A falta de abordar el tema con mayor profundidad, no debe dejarse pasar lo paradójico que ha sido el debate del matrimonio entre personas del mismo sexo en los Estados Unidos, justo en la semana santa para muchos países occidentales.
Encontramos una Suprema Corte que, amparada bajo el manto del federalismo, con toda seguridad se pronunciará de manera tibia.

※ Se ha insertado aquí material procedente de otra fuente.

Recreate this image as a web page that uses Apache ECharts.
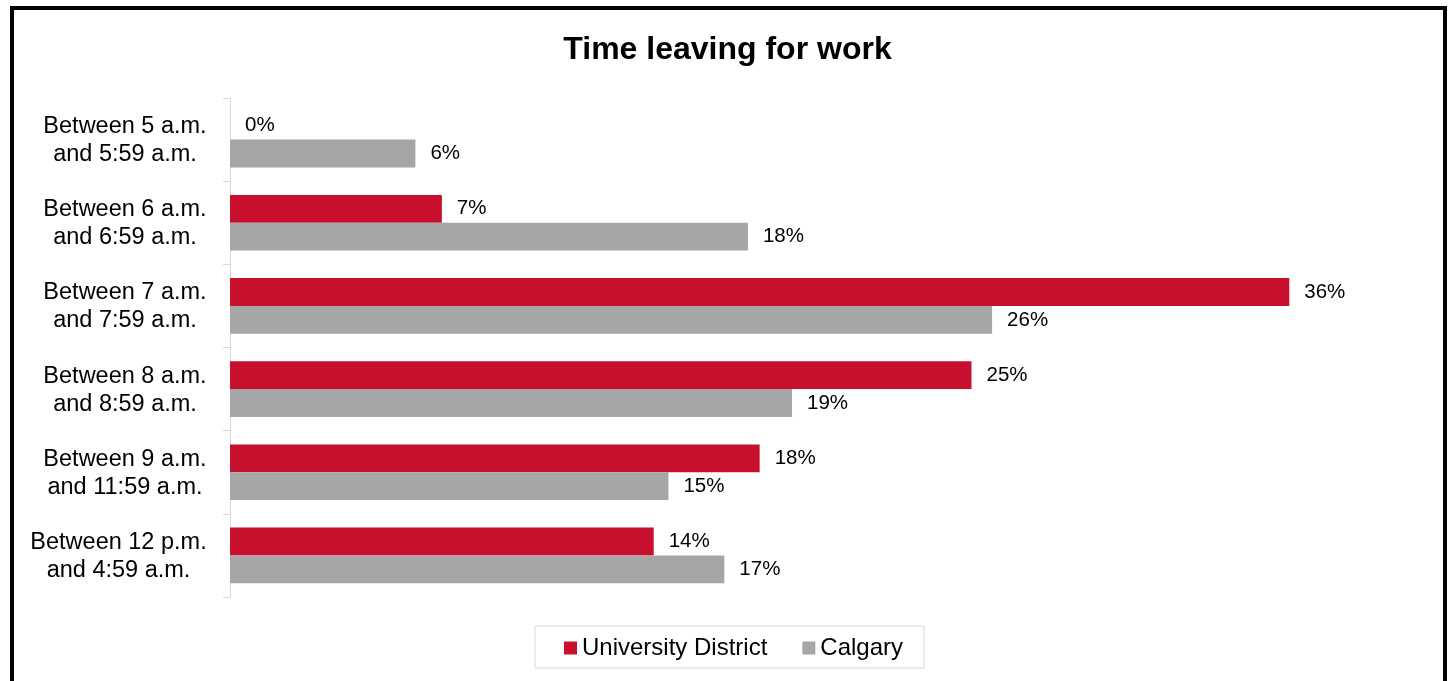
<!DOCTYPE html>
<html>
<head>
<meta charset="utf-8">
<script src="https://cdn.jsdelivr.net/npm/echarts@6/dist/echarts.min.js"></script>
<style>
html,body{margin:0;padding:0;background:#fff;}
#chart{width:1455px;height:681px;}
</style>
</head>
<body>
<div id="chart"></div>
<script>
const categories = [
  "Between 5 a.m.\nand 5:59 a.m.",
  "Between 6 a.m.\nand 6:59 a.m.",
  "Between 7 a.m.\nand 7:59 a.m.",
  "Between 8 a.m.\nand 8:59 a.m.",
  "Between 9 a.m.\nand 11:59 a.m.",
  "Between 12 p.m.\nand 4:59 a.m."
];
const universityDistrict = [0, 7.2, 36.0, 25.2, 18.0, 14.4];
const calgary = [6.3, 17.6, 25.9, 19.1, 14.9, 16.8];
const seriesNames = ["University District", "Calgary"];

const FONT = 'Liberation Sans, Arial, sans-serif';
const CAT_FONT_SIZE = 23.5;

// Lines centred inside a block that is right-aligned to the axis
const ctx = document.createElement('canvas').getContext('2d');
ctx.font = CAT_FONT_SIZE + 'px ' + FONT;
const richStyles = {};
categories.forEach((c, i) => {
  const w = Math.ceil(Math.max(...c.split('\n').map(l => ctx.measureText(l).width)));
  richStyles['c' + i] = {width: w, align: 'center', fontFamily: FONT, fontSize: CAT_FONT_SIZE, lineHeight: 28, color: '#000'};
});

const chart = echarts.init(document.getElementById('chart'));
const labelCfg = {
  show: true,
  position: 'right',
  distance: 15,
  color: '#000',
  fontFamily: FONT,
  fontSize: 20.5,
  padding: [3, 0, 0, 0],
  formatter: p => Math.round(p.value) + '%'
};
chart.setOption({
  animation: false,
  backgroundColor: '#fff',
  title: {
    text: 'Time leaving for work',
    left: 'center',
    top: 29,
    textStyle: {fontFamily: FONT, fontSize: 32, fontWeight: 'bold', color: '#000'}
  },
  legend: {
    data: seriesNames,
    bottom: 13,
    left: 535,
    icon: 'rect',
    itemWidth: 13,
    itemHeight: 13,
    itemGap: 35,
    borderColor: '#d9d9d9',
    borderWidth: 1,
    padding: [10, 21, 8, 29],
    textStyle: {fontFamily: FONT, fontSize: 24, color: '#000'}
  },
  grid: {left: 230, right: 48, top: 98, bottom: 84, containLabel: false, outerBoundsMode: 'none'},
  xAxis: {
    type: 'value', min: 0, max: 40,
    show: false
  },
  yAxis: {
    type: 'category',
    data: categories,
    inverse: true,
    axisLine: {show: true, lineStyle: {color: '#d9d9d9', width: 1}},
    axisTick: {show: true, length: 7, lineStyle: {color: '#d9d9d9'}},
    axisLabel: {
      margin: 23, align: 'right',
      fontFamily: FONT, fontSize: CAT_FONT_SIZE, lineHeight: 28, color: '#000',
      padding: [2, 0, 0, 0],
      formatter: (v, i) => v.split('\n').map(l => '{c' + i + '|' + l + '}').join('\n'),
      rich: richStyles
    }
  },
  series: [
    {name: seriesNames[0], type: 'bar', data: universityDistrict, barGap: '0%', barCategoryGap: '33%',
     itemStyle: {color: '#C8102E'}, label: labelCfg},
    {name: seriesNames[1], type: 'bar', data: calgary, barGap: '0%', barCategoryGap: '33%',
     itemStyle: {color: '#A6A6A6'}, label: labelCfg}
  ],
  graphic: [{
    type: 'rect', silent: true,
    shape: {x: 12, y: 8, width: 1433, height: 720},
    style: {fill: 'none', stroke: '#000', lineWidth: 4}
  }]
});
</script>
</body>
</html>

Puede ser en un sentido o en otro, pero más cómoda se sentiría al no tener que abordar este tipo de asuntos.
Los vuelcos en las encuestas que apoyan el matrimonio entre homosexuales y las décadas de lucha de este grupo tan desprotegido no le parecen razón suficiente.
Su ala conservadora se divide entre los que de forma clara exponen su rechazo y los que de forma tenue piden a gritos que se decida no decidir, bajo el argumento de que este no es el mejor momento (como si alguno lo fuera).
Finalmente, todo parece indicar que no dirán que las personas tienen derecho a casarse con alguien del mismo sexo, sino sólo se limitarán a decir que quienes estén casados tienen los mismos derechos, independientemente del sexo de su pareja.
Tratará de ser una decisión salomónica, pero en el fondo evidencia la timidez de muchos jueces al momento de dar un giro al reconocimiento y protección de los derechos de los grupos históricamente discriminados.
Se trata de una timidez ridícula.
El matrimonio es una institución económica, política, jurídica, social; su concepción como mero reflejo de perpetuación de la especia es ya no decimonónica, sino medieval.
En esas arenas se mueve la Corte de los Estados Unidos.
En esa duda entre decidir conforme la realidad social lo exige o aferrarse a un pasado que sólo los cortos de visión prefieren.
El debate, en sí mismo, es ya muestra de su conservadurismo.